# [Job]
Transcribe every line from the top down to the line with "from matplotlib.patches import", both ends included, but not the pictures.

# [Data lines]
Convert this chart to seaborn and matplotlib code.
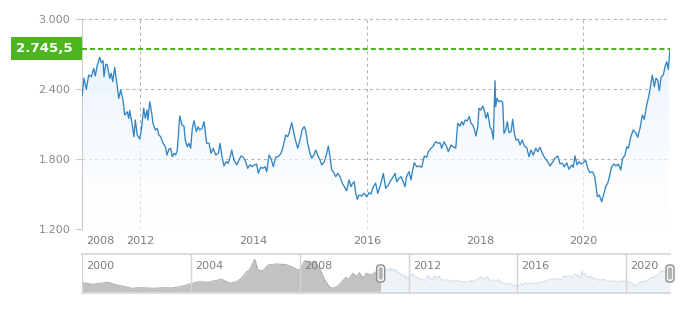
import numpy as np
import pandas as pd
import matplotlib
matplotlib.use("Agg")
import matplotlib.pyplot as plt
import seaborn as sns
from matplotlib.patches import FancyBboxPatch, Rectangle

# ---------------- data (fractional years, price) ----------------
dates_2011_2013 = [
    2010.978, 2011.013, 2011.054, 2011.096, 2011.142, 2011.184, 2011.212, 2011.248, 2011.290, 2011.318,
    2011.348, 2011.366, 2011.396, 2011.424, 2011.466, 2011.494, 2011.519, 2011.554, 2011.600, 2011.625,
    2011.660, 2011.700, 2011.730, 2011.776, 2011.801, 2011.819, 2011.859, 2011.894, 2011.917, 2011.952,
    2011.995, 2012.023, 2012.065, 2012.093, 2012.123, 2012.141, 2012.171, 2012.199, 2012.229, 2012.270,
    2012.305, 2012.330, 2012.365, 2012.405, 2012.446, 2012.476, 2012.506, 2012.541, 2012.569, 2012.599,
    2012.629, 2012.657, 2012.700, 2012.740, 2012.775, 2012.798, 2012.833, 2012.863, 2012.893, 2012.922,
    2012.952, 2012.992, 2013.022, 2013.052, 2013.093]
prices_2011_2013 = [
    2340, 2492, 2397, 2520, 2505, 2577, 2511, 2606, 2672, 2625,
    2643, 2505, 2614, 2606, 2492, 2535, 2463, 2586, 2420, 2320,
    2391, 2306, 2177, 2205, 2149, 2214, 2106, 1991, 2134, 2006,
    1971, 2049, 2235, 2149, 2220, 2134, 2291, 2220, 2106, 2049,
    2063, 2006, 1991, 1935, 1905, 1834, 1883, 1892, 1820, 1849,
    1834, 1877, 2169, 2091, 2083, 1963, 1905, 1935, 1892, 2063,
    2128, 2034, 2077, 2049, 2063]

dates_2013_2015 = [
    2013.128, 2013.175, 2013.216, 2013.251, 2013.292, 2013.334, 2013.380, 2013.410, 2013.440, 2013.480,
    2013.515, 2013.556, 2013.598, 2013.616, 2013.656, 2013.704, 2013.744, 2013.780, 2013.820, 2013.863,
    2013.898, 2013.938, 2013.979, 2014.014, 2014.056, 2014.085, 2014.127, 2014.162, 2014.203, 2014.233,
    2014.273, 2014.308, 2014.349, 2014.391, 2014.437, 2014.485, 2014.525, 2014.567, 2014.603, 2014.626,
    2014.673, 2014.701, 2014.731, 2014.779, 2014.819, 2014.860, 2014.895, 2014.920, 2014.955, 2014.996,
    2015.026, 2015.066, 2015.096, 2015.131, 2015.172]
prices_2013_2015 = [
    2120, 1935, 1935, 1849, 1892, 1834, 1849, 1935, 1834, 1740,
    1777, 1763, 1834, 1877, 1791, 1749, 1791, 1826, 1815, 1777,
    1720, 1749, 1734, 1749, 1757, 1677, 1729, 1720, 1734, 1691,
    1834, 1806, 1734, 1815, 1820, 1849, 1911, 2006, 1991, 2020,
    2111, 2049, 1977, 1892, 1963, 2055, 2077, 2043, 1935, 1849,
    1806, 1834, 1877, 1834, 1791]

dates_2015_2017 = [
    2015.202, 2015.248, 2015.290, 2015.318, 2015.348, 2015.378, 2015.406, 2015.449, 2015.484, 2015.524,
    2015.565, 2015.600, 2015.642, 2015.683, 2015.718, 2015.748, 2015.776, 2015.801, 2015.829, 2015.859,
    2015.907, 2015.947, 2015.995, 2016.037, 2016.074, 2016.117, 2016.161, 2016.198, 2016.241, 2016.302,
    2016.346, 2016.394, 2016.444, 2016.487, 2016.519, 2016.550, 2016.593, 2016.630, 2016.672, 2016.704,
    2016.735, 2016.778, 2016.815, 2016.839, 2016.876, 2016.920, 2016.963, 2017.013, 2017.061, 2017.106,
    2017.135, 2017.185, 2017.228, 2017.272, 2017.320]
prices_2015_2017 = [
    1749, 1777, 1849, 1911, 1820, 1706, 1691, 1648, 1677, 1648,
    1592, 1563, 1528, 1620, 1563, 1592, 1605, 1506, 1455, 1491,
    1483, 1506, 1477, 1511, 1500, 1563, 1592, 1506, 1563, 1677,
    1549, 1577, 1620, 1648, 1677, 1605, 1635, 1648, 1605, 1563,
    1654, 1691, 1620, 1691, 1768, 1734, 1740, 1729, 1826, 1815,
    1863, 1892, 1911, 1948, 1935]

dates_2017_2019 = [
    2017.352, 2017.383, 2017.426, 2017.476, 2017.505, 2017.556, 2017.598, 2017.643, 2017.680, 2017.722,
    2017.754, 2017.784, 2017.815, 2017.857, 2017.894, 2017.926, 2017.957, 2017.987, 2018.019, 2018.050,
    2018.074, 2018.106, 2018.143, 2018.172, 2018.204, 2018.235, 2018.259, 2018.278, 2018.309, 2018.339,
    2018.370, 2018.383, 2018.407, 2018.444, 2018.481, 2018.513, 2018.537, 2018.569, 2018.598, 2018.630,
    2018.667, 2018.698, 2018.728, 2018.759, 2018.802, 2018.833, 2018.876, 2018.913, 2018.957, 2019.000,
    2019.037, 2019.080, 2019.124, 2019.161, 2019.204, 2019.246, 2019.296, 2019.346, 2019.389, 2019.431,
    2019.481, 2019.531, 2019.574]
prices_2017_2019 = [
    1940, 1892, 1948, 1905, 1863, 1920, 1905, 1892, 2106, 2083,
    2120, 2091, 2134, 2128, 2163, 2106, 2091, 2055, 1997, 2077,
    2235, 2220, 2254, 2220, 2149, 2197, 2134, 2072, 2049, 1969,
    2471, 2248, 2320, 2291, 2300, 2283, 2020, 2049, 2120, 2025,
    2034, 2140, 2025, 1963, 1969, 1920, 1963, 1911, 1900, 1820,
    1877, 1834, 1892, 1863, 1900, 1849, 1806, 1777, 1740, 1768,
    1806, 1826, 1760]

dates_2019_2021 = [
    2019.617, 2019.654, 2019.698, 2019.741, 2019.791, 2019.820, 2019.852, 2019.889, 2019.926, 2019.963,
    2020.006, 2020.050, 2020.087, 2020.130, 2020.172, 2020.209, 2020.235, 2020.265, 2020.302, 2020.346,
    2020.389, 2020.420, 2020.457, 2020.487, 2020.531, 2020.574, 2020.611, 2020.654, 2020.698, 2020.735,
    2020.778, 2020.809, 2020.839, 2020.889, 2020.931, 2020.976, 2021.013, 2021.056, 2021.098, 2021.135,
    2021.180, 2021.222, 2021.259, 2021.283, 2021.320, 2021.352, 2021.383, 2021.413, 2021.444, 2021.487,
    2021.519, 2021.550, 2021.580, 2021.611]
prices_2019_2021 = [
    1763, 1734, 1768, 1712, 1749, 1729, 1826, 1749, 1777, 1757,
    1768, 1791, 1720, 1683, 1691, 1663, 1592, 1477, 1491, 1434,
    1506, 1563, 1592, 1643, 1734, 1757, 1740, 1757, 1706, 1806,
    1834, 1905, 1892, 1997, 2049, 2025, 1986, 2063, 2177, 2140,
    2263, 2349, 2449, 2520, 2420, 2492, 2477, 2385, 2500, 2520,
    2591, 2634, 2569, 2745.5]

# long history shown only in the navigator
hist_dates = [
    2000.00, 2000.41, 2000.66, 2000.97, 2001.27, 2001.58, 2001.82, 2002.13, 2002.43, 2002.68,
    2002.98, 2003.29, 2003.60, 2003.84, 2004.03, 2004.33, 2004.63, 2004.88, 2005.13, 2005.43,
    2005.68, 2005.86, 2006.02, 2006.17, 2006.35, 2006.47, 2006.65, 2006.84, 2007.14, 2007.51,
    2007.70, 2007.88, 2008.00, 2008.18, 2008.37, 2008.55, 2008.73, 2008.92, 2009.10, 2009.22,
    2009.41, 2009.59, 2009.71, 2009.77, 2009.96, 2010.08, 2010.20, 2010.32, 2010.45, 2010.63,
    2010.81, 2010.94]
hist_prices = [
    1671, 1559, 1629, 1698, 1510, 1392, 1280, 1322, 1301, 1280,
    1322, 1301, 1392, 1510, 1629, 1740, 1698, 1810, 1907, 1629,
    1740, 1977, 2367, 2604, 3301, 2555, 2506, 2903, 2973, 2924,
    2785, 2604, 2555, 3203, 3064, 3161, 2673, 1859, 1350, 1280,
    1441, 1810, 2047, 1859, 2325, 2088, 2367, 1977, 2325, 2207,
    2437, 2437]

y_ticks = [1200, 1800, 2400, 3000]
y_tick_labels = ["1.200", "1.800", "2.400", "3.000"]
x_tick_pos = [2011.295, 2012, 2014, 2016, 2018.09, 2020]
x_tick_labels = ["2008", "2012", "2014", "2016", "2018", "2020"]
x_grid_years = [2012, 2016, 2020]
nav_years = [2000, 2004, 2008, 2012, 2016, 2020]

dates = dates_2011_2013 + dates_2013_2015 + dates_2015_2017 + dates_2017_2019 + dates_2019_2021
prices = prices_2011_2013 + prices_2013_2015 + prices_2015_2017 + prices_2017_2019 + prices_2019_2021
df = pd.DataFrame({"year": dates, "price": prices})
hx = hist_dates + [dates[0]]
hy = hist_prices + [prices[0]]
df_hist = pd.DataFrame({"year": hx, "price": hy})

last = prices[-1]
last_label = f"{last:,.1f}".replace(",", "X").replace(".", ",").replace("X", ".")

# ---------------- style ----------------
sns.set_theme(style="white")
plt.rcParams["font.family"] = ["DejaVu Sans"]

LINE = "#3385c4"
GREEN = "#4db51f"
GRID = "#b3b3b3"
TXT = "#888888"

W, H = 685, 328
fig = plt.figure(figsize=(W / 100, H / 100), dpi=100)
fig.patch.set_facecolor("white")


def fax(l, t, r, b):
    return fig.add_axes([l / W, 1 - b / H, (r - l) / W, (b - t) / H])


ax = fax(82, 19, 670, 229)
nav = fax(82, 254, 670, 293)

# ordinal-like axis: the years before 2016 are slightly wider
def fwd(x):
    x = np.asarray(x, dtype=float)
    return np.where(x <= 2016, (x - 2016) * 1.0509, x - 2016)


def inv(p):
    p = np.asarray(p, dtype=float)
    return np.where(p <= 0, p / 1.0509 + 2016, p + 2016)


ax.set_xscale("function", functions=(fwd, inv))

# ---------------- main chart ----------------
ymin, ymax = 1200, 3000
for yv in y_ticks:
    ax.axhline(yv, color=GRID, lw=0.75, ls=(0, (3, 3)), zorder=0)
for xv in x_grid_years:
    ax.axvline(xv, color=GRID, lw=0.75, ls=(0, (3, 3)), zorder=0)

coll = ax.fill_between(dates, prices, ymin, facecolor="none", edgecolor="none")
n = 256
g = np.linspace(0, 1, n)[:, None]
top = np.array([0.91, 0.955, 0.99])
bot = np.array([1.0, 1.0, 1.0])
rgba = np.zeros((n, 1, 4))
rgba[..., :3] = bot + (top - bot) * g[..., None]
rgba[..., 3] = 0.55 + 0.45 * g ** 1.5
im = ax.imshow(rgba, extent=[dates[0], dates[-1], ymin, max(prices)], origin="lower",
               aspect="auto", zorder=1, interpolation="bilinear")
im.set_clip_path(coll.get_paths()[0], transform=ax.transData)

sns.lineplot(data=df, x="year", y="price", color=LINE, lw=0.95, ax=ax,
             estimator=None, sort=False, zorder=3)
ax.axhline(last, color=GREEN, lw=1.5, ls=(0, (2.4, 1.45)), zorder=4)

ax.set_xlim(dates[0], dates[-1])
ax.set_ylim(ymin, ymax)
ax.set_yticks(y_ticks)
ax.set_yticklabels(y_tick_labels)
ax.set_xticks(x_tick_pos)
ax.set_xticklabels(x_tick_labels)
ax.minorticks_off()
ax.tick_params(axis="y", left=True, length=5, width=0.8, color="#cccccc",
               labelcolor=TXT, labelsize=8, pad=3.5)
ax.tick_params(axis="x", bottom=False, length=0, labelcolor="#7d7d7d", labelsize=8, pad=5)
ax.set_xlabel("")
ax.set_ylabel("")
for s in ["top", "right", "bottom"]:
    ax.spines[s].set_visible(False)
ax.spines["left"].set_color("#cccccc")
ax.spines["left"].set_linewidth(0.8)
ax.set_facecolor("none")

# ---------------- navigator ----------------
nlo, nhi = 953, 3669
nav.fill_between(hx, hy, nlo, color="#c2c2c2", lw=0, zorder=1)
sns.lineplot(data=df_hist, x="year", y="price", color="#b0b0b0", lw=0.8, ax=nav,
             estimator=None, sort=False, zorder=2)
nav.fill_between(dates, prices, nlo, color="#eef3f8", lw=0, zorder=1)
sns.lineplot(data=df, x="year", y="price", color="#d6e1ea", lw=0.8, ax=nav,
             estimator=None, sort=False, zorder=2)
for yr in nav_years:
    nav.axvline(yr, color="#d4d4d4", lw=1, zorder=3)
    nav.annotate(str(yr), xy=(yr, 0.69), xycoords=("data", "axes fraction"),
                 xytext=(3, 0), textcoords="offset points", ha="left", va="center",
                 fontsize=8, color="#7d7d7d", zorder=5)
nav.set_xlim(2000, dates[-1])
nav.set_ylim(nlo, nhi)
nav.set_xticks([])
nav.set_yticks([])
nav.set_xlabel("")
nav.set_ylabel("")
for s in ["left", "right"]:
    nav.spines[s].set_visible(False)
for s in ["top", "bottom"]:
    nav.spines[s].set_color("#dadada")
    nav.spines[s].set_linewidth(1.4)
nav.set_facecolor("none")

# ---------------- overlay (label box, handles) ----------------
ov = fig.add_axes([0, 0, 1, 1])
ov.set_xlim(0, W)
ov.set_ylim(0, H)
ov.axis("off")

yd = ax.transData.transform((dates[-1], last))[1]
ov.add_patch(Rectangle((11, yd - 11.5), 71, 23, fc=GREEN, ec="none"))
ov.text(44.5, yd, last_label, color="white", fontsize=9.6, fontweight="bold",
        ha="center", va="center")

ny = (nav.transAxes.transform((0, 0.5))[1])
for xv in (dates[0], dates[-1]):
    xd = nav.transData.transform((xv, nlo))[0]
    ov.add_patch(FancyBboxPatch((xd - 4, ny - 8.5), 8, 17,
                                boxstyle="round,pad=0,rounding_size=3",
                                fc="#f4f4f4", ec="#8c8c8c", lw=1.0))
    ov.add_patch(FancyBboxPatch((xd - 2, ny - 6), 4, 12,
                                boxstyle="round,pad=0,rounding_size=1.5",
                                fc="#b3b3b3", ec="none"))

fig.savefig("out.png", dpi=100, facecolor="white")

# [Worked answer]
Convert this chart to seaborn and matplotlib code.
import numpy as np
import pandas as pd
import matplotlib
matplotlib.use("Agg")
import matplotlib.pyplot as plt
import seaborn as sns
from matplotlib.patches import FancyBboxPatch, Rectangle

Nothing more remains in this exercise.